Thimphu thromde’s compost plant for biodegradable waste in Serbithang is closed following complaints from the resident in the area.

The thromde’s environment officer, Phub Tshering, said that thromde had to stop the garbage trucks from dumping the city’s wet waste in the compost plant after the thromde received complaints that the area is filled with a pungent smell.

The thromde also received a letter from the National Environment Commission (NEC) to improve or shift the compost plant after receiving complaints from the residents.

The thromde now dumps the city’s wet waste in the Memelakha landfill. “It has been more than a year now since we started dumping the wet waste there,” the environment officer said.

A resident, Ugyen Lhamo, said the stench from the compost was strong that they could smell it inside their house even when they closed the windows and the door. “The smell gets unbearable during sunny days,” she said. “Flies infest our houses even when we keep our houses clean.”

Another resident, Dorji Nidup, 50, who lives above the plant said that he complained thrice to the thromde and requested the officials to do something about the pungent smell. “The thrompon considered our request and stopped dumping waste a year ago,” he said. “But we had to wait for the waste inside the compost plant to decompose.”

Phub Tshering said the thromde tried to control the stench by covering the wet waste and upgrading the compost plant but since the quantity of the waste going to the compost plant increased drastically, they had to shut it down.

The NEC, economic affairs ministry and the agriculture ministry built the compost plant in Serbithang in 2008 at a cost of about Nu 8M (million).

In 2010, the plant was installed with filtering machines, air blowers and other equipment with support from Japan International Cooperation Agency (JICA).

The plant had six chambers, where waste goes through a decaying process that when the waste reaches the last chamber, it is considered decayed.

The decayed waste is then dried and filtered from foreign substances like plastics and the powdered waste, which has become manure, is packed in a 12-kg bag for sale.  It takes about five months for the organic waste to fully decompose.

The environment officer said the compost plant was used on a pilot basis with wet waste collected from the Centenary Farmers Market, Chubachu, Changbangdu and the ministers enclave until 2014.

He said there was no settlement around then.

After the thromde outsourced the collection and disposal of city waste to Greener Way in 2015, all wet waste collected from the city was disposed at the compost plant.

“The amount of wet waste dumped at the compost plant increased by three folds and the compost plant couldn’t handle it,” Phub Tshering said. “The plant had a capacity to decompose 25 metric tonnes of wet waste in a month while the plant receives at least eight metric tonnes of wet waste every day.”

The increase in disposable of organic waste at the plant is attributed to the outsourcing of waste collection to a private firm and segregation of waste at source.

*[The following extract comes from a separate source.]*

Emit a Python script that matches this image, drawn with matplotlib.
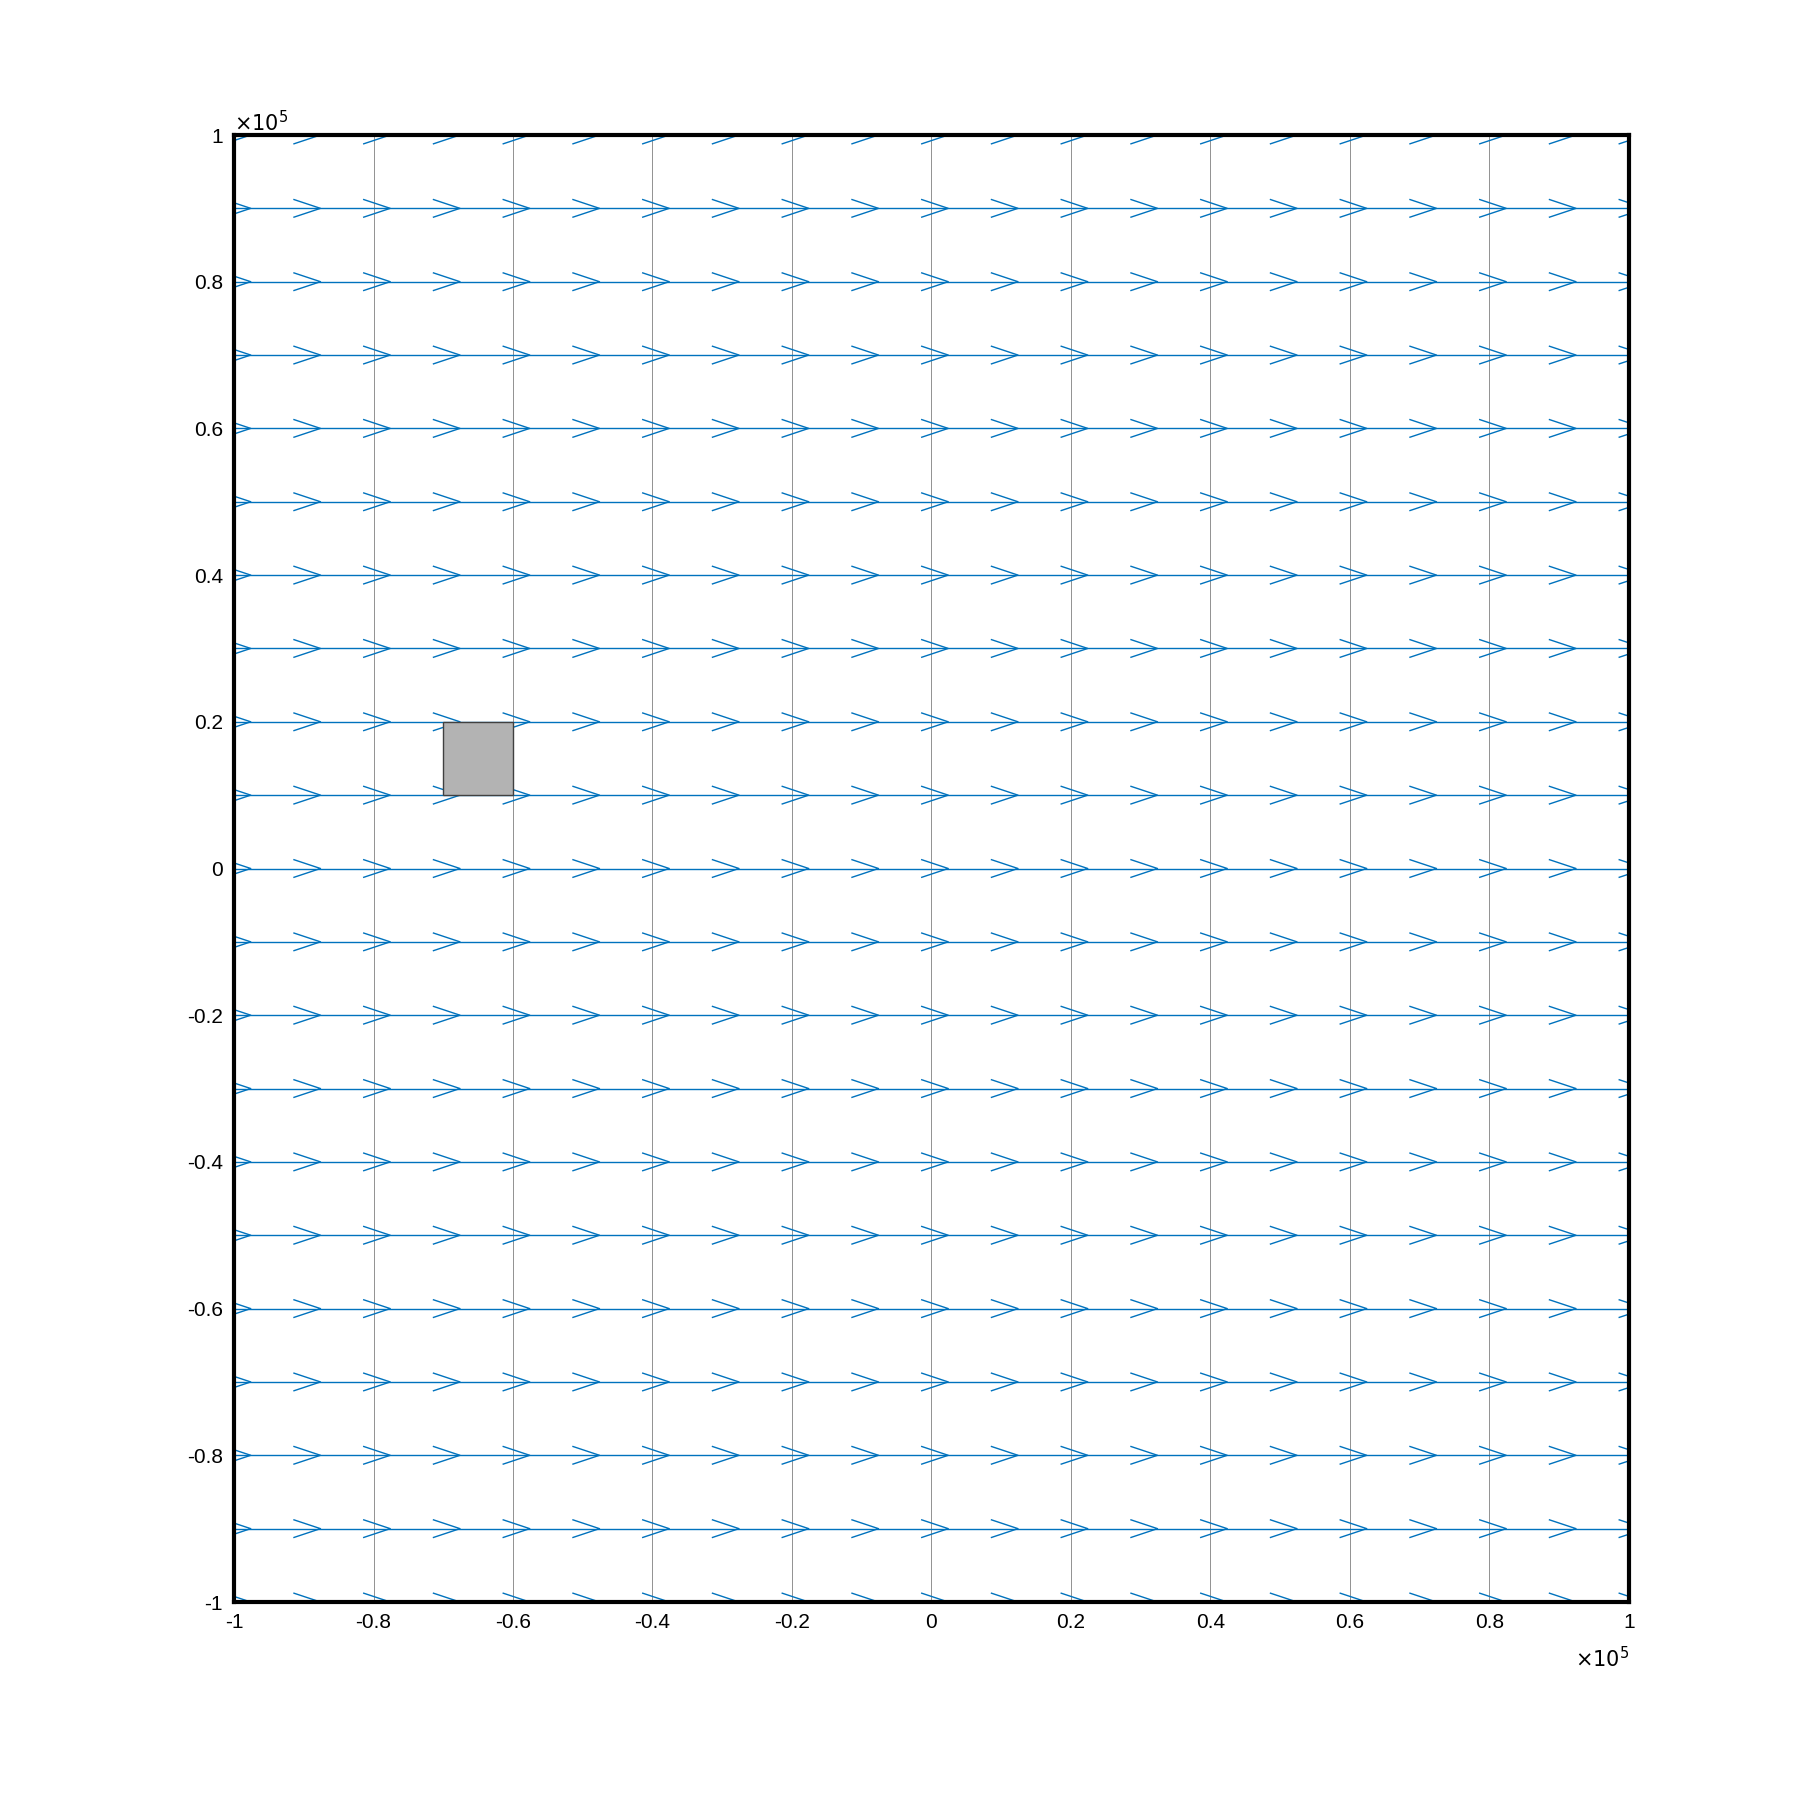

The environment officer said the garbage truck with a capacity of a tonne makes about four to five trips a week to the plant, which is about 20 to 30 tonnes of wet waste a month.

The caretaker of the compost plant, Birdhan Rai, 36, said the plant receives at least nine tonnes of wet waste every day excluding Sundays after the thromde outsourced the collection and disposal of waste.

“All chambers used to be filled with the waste that we had to keep additional waste outside the chambers,” he said.